── Data supplied ──
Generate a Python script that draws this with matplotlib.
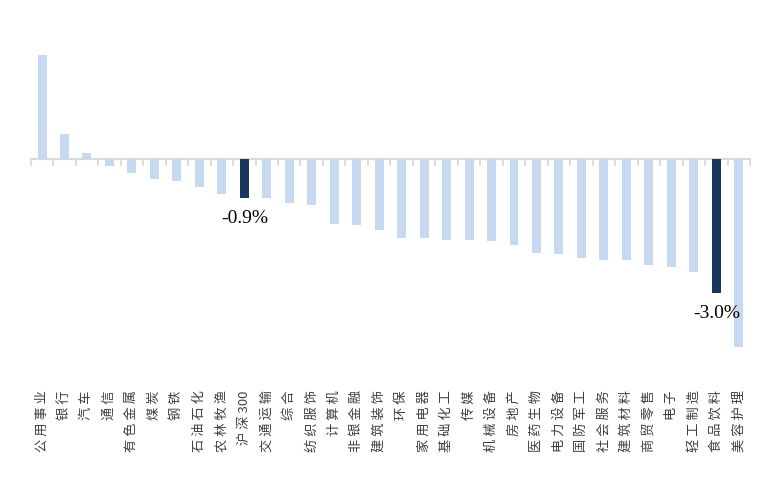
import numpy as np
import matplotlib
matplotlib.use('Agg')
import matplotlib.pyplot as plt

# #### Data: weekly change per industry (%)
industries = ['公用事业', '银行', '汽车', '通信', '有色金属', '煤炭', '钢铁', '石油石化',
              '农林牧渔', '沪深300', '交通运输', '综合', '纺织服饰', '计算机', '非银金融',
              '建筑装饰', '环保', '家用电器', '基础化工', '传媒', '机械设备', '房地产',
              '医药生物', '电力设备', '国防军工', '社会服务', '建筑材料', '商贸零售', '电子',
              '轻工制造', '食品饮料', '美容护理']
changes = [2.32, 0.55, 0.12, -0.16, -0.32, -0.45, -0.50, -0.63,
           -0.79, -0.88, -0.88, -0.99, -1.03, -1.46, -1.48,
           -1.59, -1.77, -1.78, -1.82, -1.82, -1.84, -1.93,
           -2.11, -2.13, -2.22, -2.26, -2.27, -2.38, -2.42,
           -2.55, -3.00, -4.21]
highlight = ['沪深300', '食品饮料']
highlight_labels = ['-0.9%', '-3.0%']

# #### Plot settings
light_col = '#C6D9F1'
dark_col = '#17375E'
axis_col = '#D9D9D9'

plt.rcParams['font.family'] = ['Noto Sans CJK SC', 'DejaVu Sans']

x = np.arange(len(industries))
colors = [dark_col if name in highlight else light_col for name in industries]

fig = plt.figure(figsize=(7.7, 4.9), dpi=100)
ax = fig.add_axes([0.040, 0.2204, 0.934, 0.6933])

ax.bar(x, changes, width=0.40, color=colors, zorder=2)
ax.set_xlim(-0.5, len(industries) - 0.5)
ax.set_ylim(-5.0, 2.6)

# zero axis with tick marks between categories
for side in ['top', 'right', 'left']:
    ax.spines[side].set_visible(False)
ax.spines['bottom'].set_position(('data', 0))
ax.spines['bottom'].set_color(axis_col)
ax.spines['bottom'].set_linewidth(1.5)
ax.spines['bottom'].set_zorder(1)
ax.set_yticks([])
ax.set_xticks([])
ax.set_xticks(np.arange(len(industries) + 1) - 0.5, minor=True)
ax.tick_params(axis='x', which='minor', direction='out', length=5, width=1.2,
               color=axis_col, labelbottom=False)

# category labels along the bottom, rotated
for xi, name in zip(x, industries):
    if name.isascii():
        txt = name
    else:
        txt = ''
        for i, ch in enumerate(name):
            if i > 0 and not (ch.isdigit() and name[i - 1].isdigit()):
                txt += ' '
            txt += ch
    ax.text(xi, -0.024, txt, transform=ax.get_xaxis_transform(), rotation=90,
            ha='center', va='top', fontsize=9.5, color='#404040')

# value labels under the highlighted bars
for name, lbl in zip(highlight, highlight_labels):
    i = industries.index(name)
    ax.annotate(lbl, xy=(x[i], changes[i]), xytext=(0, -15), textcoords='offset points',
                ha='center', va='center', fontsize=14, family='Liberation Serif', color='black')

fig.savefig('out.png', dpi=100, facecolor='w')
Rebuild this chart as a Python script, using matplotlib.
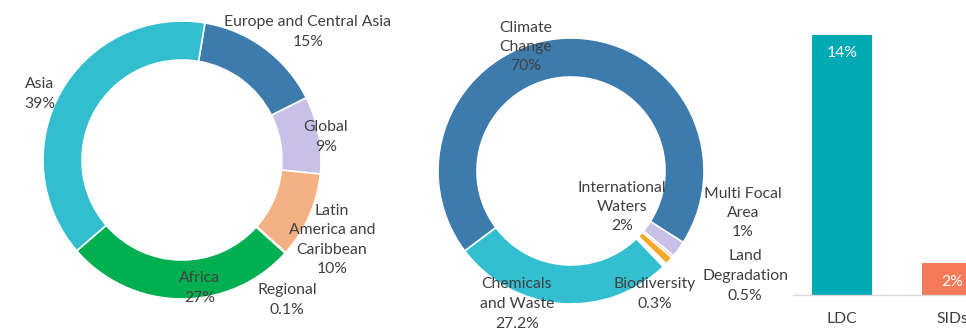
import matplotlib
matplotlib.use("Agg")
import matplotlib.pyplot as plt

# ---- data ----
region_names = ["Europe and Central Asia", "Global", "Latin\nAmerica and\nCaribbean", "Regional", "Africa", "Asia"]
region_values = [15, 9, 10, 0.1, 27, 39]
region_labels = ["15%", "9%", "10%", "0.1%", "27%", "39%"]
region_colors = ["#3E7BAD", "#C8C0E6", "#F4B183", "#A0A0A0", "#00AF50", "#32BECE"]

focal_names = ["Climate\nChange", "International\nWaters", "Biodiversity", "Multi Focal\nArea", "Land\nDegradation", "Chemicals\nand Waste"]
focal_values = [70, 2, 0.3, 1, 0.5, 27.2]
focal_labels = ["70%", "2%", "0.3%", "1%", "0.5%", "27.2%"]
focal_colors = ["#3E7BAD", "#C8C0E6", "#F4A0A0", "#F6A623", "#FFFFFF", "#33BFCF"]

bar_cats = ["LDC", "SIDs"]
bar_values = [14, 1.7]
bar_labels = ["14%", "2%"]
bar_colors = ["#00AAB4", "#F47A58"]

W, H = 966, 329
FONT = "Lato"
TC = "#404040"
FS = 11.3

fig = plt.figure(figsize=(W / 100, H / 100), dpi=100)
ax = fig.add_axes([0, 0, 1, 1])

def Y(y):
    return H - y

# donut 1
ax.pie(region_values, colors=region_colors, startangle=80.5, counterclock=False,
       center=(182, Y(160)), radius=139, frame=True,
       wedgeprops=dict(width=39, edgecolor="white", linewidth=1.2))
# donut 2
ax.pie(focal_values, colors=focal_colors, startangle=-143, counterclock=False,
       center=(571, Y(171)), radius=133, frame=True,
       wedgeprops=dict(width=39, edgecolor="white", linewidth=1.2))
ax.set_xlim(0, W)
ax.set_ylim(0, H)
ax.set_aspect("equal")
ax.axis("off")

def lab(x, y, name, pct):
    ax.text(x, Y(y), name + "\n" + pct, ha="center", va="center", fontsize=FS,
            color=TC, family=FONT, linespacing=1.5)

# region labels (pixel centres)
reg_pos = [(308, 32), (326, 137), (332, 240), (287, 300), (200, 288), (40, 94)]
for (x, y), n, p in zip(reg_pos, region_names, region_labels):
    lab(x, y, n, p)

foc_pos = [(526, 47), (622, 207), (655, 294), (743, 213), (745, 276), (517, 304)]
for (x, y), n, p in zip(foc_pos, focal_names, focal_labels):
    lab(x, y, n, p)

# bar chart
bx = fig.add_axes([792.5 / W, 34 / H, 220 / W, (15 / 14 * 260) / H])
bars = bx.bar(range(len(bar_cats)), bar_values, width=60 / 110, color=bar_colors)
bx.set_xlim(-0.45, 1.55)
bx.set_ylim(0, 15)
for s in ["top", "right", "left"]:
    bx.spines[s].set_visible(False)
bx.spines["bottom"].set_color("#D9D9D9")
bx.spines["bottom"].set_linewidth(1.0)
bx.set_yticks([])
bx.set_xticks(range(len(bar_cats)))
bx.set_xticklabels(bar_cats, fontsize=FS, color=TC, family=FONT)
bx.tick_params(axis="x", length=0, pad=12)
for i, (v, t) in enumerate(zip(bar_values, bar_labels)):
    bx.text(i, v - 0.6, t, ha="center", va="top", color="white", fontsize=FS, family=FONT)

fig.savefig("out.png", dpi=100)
───
── Data supplied ──
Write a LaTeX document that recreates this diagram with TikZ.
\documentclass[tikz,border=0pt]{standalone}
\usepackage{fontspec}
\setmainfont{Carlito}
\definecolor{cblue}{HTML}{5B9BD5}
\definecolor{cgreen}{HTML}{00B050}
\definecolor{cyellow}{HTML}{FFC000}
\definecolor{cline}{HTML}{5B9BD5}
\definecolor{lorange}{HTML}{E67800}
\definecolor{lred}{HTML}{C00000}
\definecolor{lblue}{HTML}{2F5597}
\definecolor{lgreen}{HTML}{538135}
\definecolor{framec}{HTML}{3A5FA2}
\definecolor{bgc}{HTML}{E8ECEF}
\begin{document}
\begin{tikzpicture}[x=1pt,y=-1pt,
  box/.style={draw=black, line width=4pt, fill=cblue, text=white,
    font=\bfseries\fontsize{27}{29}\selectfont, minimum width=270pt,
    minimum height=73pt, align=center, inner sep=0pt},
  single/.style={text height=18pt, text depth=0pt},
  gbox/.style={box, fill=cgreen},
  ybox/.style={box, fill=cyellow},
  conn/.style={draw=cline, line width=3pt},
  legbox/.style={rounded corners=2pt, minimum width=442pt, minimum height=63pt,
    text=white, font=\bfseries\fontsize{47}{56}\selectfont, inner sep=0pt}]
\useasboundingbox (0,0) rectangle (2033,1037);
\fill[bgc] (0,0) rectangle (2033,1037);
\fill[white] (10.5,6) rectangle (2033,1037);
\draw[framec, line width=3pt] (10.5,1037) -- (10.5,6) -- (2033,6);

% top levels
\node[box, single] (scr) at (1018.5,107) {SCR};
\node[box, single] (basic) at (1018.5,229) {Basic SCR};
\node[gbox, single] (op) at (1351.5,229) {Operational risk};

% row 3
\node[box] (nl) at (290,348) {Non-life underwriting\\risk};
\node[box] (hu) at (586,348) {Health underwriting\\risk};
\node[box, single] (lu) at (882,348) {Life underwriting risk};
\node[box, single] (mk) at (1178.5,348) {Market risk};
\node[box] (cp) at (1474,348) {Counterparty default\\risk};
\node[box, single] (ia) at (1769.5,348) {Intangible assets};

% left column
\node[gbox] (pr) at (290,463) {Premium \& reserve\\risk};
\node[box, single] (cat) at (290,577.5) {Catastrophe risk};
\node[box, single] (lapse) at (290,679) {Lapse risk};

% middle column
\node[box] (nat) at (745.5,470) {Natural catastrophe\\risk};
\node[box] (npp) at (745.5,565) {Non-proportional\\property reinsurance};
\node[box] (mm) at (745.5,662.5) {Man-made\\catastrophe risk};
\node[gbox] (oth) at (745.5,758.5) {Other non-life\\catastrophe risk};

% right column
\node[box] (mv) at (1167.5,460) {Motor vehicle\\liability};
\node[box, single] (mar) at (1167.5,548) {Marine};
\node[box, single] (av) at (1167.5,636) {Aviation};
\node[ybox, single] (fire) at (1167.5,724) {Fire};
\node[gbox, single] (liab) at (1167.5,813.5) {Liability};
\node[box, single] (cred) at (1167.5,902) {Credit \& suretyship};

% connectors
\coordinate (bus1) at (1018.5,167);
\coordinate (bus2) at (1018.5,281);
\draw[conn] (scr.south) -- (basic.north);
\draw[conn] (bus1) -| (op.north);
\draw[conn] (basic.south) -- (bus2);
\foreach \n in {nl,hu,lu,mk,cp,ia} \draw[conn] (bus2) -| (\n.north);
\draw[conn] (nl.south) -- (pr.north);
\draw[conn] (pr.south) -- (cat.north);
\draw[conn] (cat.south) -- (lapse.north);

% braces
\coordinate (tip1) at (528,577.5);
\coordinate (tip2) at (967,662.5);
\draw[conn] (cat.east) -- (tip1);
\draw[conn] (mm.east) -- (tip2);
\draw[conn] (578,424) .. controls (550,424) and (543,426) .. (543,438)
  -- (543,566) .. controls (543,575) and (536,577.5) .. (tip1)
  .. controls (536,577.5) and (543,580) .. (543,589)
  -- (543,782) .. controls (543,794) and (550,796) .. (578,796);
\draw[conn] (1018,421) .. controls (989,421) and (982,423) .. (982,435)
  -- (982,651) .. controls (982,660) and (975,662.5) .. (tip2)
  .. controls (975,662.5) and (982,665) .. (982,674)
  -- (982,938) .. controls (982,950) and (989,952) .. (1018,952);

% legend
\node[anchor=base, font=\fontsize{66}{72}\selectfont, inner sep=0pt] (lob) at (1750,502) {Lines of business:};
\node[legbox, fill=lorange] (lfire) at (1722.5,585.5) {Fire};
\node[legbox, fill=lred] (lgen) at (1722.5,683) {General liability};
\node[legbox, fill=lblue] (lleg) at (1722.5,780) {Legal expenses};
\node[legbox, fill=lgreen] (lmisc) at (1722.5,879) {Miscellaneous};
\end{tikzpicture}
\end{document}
───
* **Required work**
With the pictures removed from your copy, retype the lines above from the one that contains "Generate a Python" through the one that contains "plt.rcParams['font.family'] = ['Noto", exactly.

* **Exercise solution**
Generate a Python script that draws this with matplotlib.
import numpy as np
import matplotlib
matplotlib.use('Agg')
import matplotlib.pyplot as plt

# #### Data: weekly change per industry (%)
industries = ['公用事业', '银行', '汽车', '通信', '有色金属', '煤炭', '钢铁', '石油石化',
              '农林牧渔', '沪深300', '交通运输', '综合', '纺织服饰', '计算机', '非银金融',
              '建筑装饰', '环保', '家用电器', '基础化工', '传媒', '机械设备', '房地产',
              '医药生物', '电力设备', '国防军工', '社会服务', '建筑材料', '商贸零售', '电子',
              '轻工制造', '食品饮料', '美容护理']
changes = [2.32, 0.55, 0.12, -0.16, -0.32, -0.45, -0.50, -0.63,
           -0.79, -0.88, -0.88, -0.99, -1.03, -1.46, -1.48,
           -1.59, -1.77, -1.78, -1.82, -1.82, -1.84, -1.93,
           -2.11, -2.13, -2.22, -2.26, -2.27, -2.38, -2.42,
           -2.55, -3.00, -4.21]
highlight = ['沪深300', '食品饮料']
highlight_labels = ['-0.9%', '-3.0%']

# #### Plot settings
light_col = '#C6D9F1'
dark_col = '#17375E'
axis_col = '#D9D9D9'

plt.rcParams['font.family'] = ['Noto Sans CJK SC', 'DejaVu Sans']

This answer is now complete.